Work to complete:
Could you retype the lines below, starting at the line holding "Give me the Plotly source for this chart." and stopping at the line holding "7.5, 1.3, 0.31, 5.5, 1.0, 0.68, 0.12, 0.025, 0.0095, 0.0014]", inclusive? Copy them exactly and drop the images.

(Figure scripts)
- - - - - - -

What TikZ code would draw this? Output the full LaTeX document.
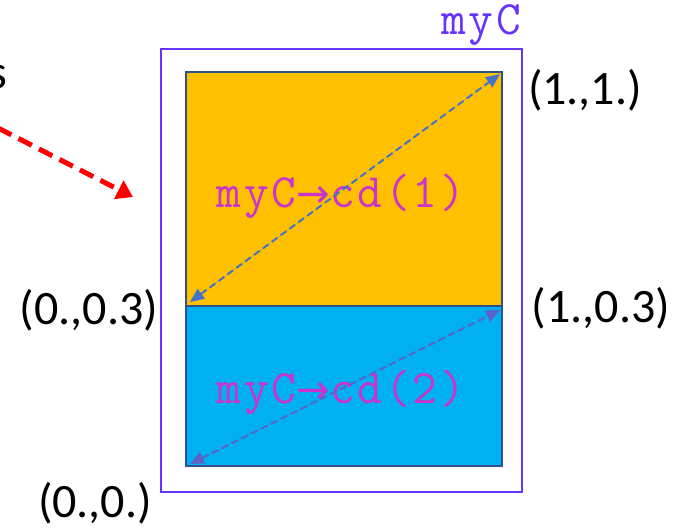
\documentclass[tikz,border=0pt]{standalone}
\usepackage{fontspec}
\setmainfont{Carlito}
\newfontfamily\monof[LetterSpace=6]{Latin Modern Mono}
\newfontfamily\symf{DejaVu Sans}
\usetikzlibrary{arrows.meta}
\definecolor{frameviolet}{RGB}{102,51,255}
\definecolor{boxorange}{RGB}{255,192,0}
\definecolor{boxblue}{RGB}{0,176,240}
\definecolor{boxedge}{RGB}{47,82,143}
\definecolor{arrowblue}{RGB}{68,114,196}
\definecolor{arrowblue2}{RGB}{90,100,200}
\definecolor{labmag}{RGB}{204,51,204}
\tikzset{
  coordlab/.style={font=\fontsize{48}{48}\selectfont, inner sep=0pt},
  cdlab/.style={font=\monof\fontsize{48}{48}\selectfont, text=labmag, inner sep=0pt, anchor=base},
  subbox/.style={draw=boxedge, line width=2pt},
  diag/.style={dashed, dash pattern=on 7pt off 4pt, line width=2pt, {Triangle[length=14pt,width=12pt]}-{Triangle[length=14pt,width=12pt]}}
}
\begin{document}
\begin{tikzpicture}[x=1pt,y=-1pt]
\useasboundingbox (0,0) rectangle (679,528);
% outer frame
\draw[frameviolet, line width=2pt] (161,49) rectangle (522,492);
\node[font=\monof\fontsize{48}{48}\selectfont, text=frameviolet, inner sep=0pt, anchor=base] (lblC) at (481,34) {myC};
% sub boxes
\fill[boxorange] (186,72) rectangle (502,306);
\fill[boxblue] (186,306) rectangle (502,466);
\draw[subbox] (186,72) rectangle (502,466);
\draw[subbox] (186,306) -- (502,306);
\coordinate (o1) at (190,302);
\coordinate (o2) at (500,74);
\coordinate (b1) at (190,464);
\coordinate (b2) at (500,310);
% labels in boxes
\node[cdlab] (cd1) at (341,207) {myC{\symf\fontsize{40}{40}\selectfont →}cd(1)};
\node[cdlab] (cd2) at (341,403) {myC{\symf\fontsize{40}{40}\selectfont →}cd(2)};
% diagonals
\draw[diag, draw=arrowblue, fill=arrowblue] (o1) -- (o2);
\draw[diag, draw=arrowblue2, fill=arrowblue2] (b1) -- (b2);
% coordinate labels
\node[coordlab] (p11) at (585,90) {(1.,1.)};
\node[coordlab] (p003) at (89,310) {(0.,0.3)};
\node[coordlab] (p103) at (601,308) {(1.,0.3)};
\node[coordlab] (p00) at (95,503) {(0.,0.)};
% clipped text fragment
\node[font=\fontsize{48}{48}\selectfont, inner sep=0pt, anchor=base east] (frag) at (7,88) {s};
% red arrow
\coordinate (ra) at (-2,128);
\coordinate (rb) at (133,197);
\draw[red, line width=5pt, dash pattern=on 15pt off 8pt, -{Triangle[length=16pt,width=20pt]}] (ra) -- (rb);
\end{tikzpicture}
\end{document}
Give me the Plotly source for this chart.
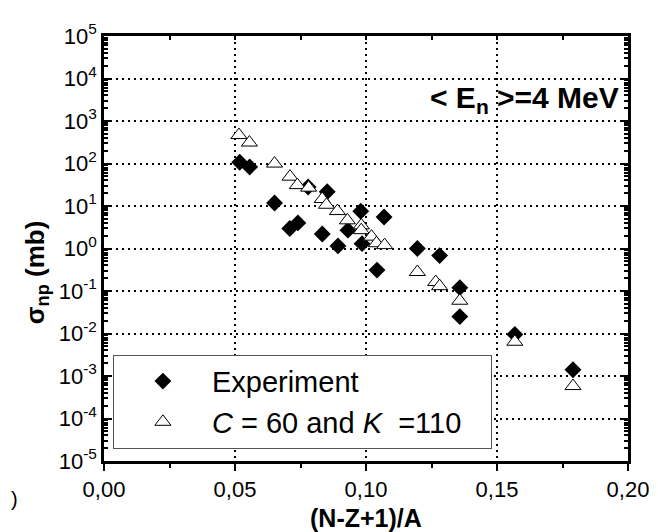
import plotly.graph_objects as go

# ---- data ----
exp_x = [0.0518, 0.0556, 0.0651, 0.0709, 0.0740, 0.0779, 0.0833, 0.0852, 0.0893, 0.0931,
         0.0980, 0.0985, 0.1042, 0.1069, 0.1196, 0.1281, 0.1358, 0.1358, 0.1568, 0.1790]
exp_y = [107, 83, 11.8, 2.95, 4.0, 28, 2.2, 21.6, 1.15, 2.7,
         7.5, 1.3, 0.31, 5.5, 1.0, 0.68, 0.12, 0.025, 0.0095, 0.0014]

calc_x = [0.0515, 0.0555, 0.0651, 0.0710, 0.0738, 0.0781, 0.0833, 0.0849, 0.0891, 0.0929,
          0.0982, 0.0982, 0.1021, 0.1040, 0.1071, 0.1196, 0.1266, 0.1281, 0.1358, 0.1568, 0.1790]
calc_y = [467, 311, 99.5, 49, 31, 27, 14.6, 10.7, 7.6, 4.6,
          3.5, 2.7, 1.9, 1.33, 1.2, 0.28, 0.163, 0.13, 0.059, 0.0064, 0.00058]

x_tickvals = [0.0, 0.05, 0.10, 0.15, 0.20]
x_ticktext = ["0,00", "0,05", "0,10", "0,15", "0,20"]
y_exponents = list(range(-5, 6))
y_tickvals = [10.0 ** e for e in y_exponents]
y_ticktext = ["10<sup>%d</sup>" % e for e in y_exponents]

FONT = "Liberation Sans, Arial, sans-serif"

fig = go.Figure()
fig.add_trace(go.Scatter(
    x=exp_x, y=exp_y, mode="markers", name="Experiment",
    marker=dict(symbol="diamond", size=13, color="black", line=dict(width=0)),
))
fig.add_trace(go.Scatter(
    x=calc_x, y=calc_y, mode="markers",
    name="<i>C</i> = 60 and <i>K</i>&nbsp; =110&nbsp;&nbsp;&nbsp;",
    marker=dict(symbol="triangle-up", size=14, color="white", line=dict(width=1, color="black")),
))
# empty helper trace for the top tick axis
fig.add_trace(go.Scatter(x=[], y=[], xaxis="x2", showlegend=False, hoverinfo="skip"))

fig.update_layout(
    width=658, height=532,
    margin=dict(l=96, r=38, t=21, b=79),
    paper_bgcolor="white", plot_bgcolor="white",
    font=dict(family=FONT, color="black", size=22),
    showlegend=True,
    legend=dict(
        x=0.017, y=0.25, xanchor="left", yanchor="top",
        bgcolor="white", bordercolor="#555", borderwidth=1,
        font=dict(family=FONT, size=29, color="black"),
        itemwidth=88,
    ),
    xaxis=dict(
        range=[0, 0.20], tickmode="array", tickvals=x_tickvals, ticktext=x_ticktext,
        ticks="outside", ticklen=7, tickwidth=2, tickcolor="black",
        minor=dict(tickmode="linear", tick0=0, dtick=0.025, ticks="outside", ticklen=4,
                   tickwidth=2, tickcolor="black", showgrid=False),
        showline=True, linecolor="black", linewidth=2.5, mirror=True,
        showgrid=True, gridcolor="black", gridwidth=1.5, griddash="2px,4px",
        zeroline=False,
        tickfont=dict(size=22),
    ),
    xaxis2=dict(
        overlaying="x", side="top", anchor="y", matches="x", range=[0, 0.20],
        tickmode="linear", tick0=0, dtick=0.025, ticks="inside", ticklen=4,
        tickwidth=2, tickcolor="black", showticklabels=False, showgrid=False,
        showline=False, zeroline=False,
    ),
    yaxis=dict(
        type="log", range=[-5, 5], tickmode="array", tickvals=y_tickvals, ticktext=y_ticktext,
        ticks="inside", ticklen=7, tickwidth=2, tickcolor="black",
        minor=dict(dtick="D1", ticks="inside", ticklen=4, tickwidth=1.5,
                   tickcolor="black", showgrid=False),
        showline=True, linecolor="black", linewidth=2.5, mirror="ticks",
        showgrid=True, gridcolor="black", gridwidth=1.5, griddash="2px,4px",
        zeroline=False,
        tickfont=dict(size=22),
    ),
    annotations=[
        dict(text="<b>(N-Z+1)/A</b>", xref="paper", yref="paper",
             x=0.5, y=-0.134, xanchor="center", yanchor="middle", showarrow=False,
             font=dict(family=FONT, size=25, color="black")),
        dict(text="<b>&lt; E<sub>n</sub> &gt;=4 MeV</b>", xref="paper", yref="paper",
             x=0.987, y=0.85, xanchor="right", yanchor="middle", showarrow=False,
             font=dict(family=FONT, size=30, color="black")),
        dict(text="<b>σ<sub>np</sub> (mb)</b>", xref="paper", yref="paper",
             x=-0.13, y=0.444, xanchor="center", yanchor="middle", textangle=-90,
             showarrow=False, font=dict(family=FONT, size=26, color="black")),
        dict(text=")", xref="paper", yref="paper", x=-0.182, y=-0.09, xanchor="left",
             yanchor="middle", showarrow=False, font=dict(family=FONT, size=20, color="black")),
    ],
)

fig.write_html("out.html")
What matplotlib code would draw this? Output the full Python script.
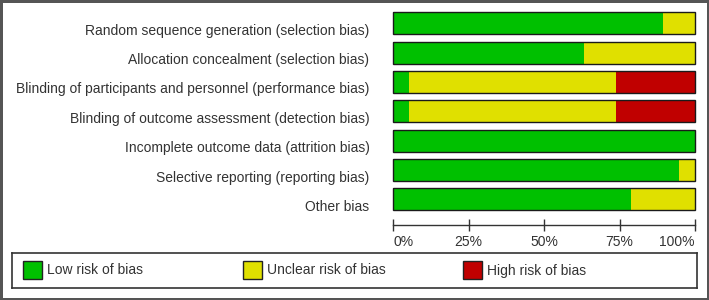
import numpy as np
import matplotlib
matplotlib.use('Agg')
import matplotlib.pyplot as plt
from matplotlib.patches import Rectangle
from matplotlib.transforms import ScaledTranslation

plt.rcParams['font.family'] = ['Liberation Sans', 'DejaVu Sans']

domains = [
    'Random sequence generation (selection bias)',
    'Allocation concealment (selection bias)',
    'Blinding of participants and personnel (performance bias)',
    'Blinding of outcome assessment (detection bias)',
    'Incomplete outcome data (attrition bias)',
    'Selective reporting (reporting bias)',
    'Other bias',
]
# percent of studies per judgement (19 studies)
low = [89.5, 63.2, 5.3, 5.3, 100.0, 94.7, 78.9]
unclear = [10.5, 36.8, 68.4, 68.4, 0.0, 5.3, 21.1]
high = [0.0, 0.0, 26.3, 26.3, 0.0, 0.0, 0.0]

categories = ['Low risk of bias', 'Unclear risk of bias', 'High risk of bias']
colors = ['#00c000', '#e0e000', '#c00000']
ticks = [0, 25, 50, 75, 100]
tick_labels = ['0%', '25%', '50%', '75%', '100%']

W, H = 709, 300
fig = plt.figure(figsize=(W / 100, H / 100), dpi=100)
fig.patch.set_facecolor('white')
fig.patch.set_edgecolor('#555555')
fig.patch.set_linewidth(2.5)

# main axes, positioned in pixels
x0, x1 = 393, 695
ytop, ybot = 8.6, 225
ax = fig.add_axes([x0 / W, 1 - ybot / H, (x1 - x0) / W, (ybot - ytop) / H])

y = np.arange(len(domains))
h = 0.75
left = np.zeros(len(domains))
for vals, c in zip([low, unclear, high], colors):
    ax.barh(y, vals, left=left, height=h, color=c, edgecolor='none', linewidth=0)
    left = left + np.array(vals)
for yi in y:
    ax.add_patch(Rectangle((0, yi - h / 2), 100, h, fill=False,
                           edgecolor='#1a1a1a', linewidth=1.0, clip_on=False))

ax.set_xlim(0, 100)
ax.set_ylim(len(domains) - 1 + 0.874, -0.5)
for s in ['top', 'right', 'left']:
    ax.spines[s].set_visible(False)
ax.spines['bottom'].set_color('#333333')
ax.spines['bottom'].set_linewidth(1.0)

ax.set_xticks(ticks)
ax.set_xticklabels(tick_labels)
ax.tick_params(axis='x', direction='inout', length=8, width=1.0, color='#333333',
               labelsize=10, labelcolor='#333333', pad=3)
xl = ax.get_xticklabels()
xl[0].set_horizontalalignment('left')
xl[-1].set_horizontalalignment('right')

ax.set_yticks(y)
ax.set_yticklabels(domains)
ax.tick_params(axis='y', length=0, pad=17, labelsize=10, labelcolor='#333333')
for t in ax.get_yticklabels():
    t.set_transform(t.get_transform() + ScaledTranslation(0, -0.06, fig.dpi_scale_trans))

# legend box
lx0, lx1, ly0, ly1 = 12, 697, 253, 288
lax = fig.add_axes([lx0 / W, 1 - ly1 / H, (lx1 - lx0) / W, (ly1 - ly0) / H])
lax.set_xlim(lx0, lx1)
lax.set_ylim(ly1, ly0)
lax.set_xticks([])
lax.set_yticks([])
for s in lax.spines.values():
    s.set_color('#333333')
    s.set_linewidth(1.2)
for i, (lab, c) in enumerate(zip(categories, colors)):
    sx = 23 + 220 * i
    lax.add_patch(Rectangle((sx, 261), 19, 18, facecolor=c, edgecolor='#222222', linewidth=1.0))
    lax.text(sx + 24, 270.5, lab, ha='left', va='center', fontsize=10, color='#333333')

fig.savefig('out.png', dpi=100)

- - - - - - -

The output:
Give me the Plotly source for this chart.
import plotly.graph_objects as go

# ---- data ----
exp_x = [0.0518, 0.0556, 0.0651, 0.0709, 0.0740, 0.0779, 0.0833, 0.0852, 0.0893, 0.0931,
         0.0980, 0.0985, 0.1042, 0.1069, 0.1196, 0.1281, 0.1358, 0.1358, 0.1568, 0.1790]
exp_y = [107, 83, 11.8, 2.95, 4.0, 28, 2.2, 21.6, 1.15, 2.7,
         7.5, 1.3, 0.31, 5.5, 1.0, 0.68, 0.12, 0.025, 0.0095, 0.0014]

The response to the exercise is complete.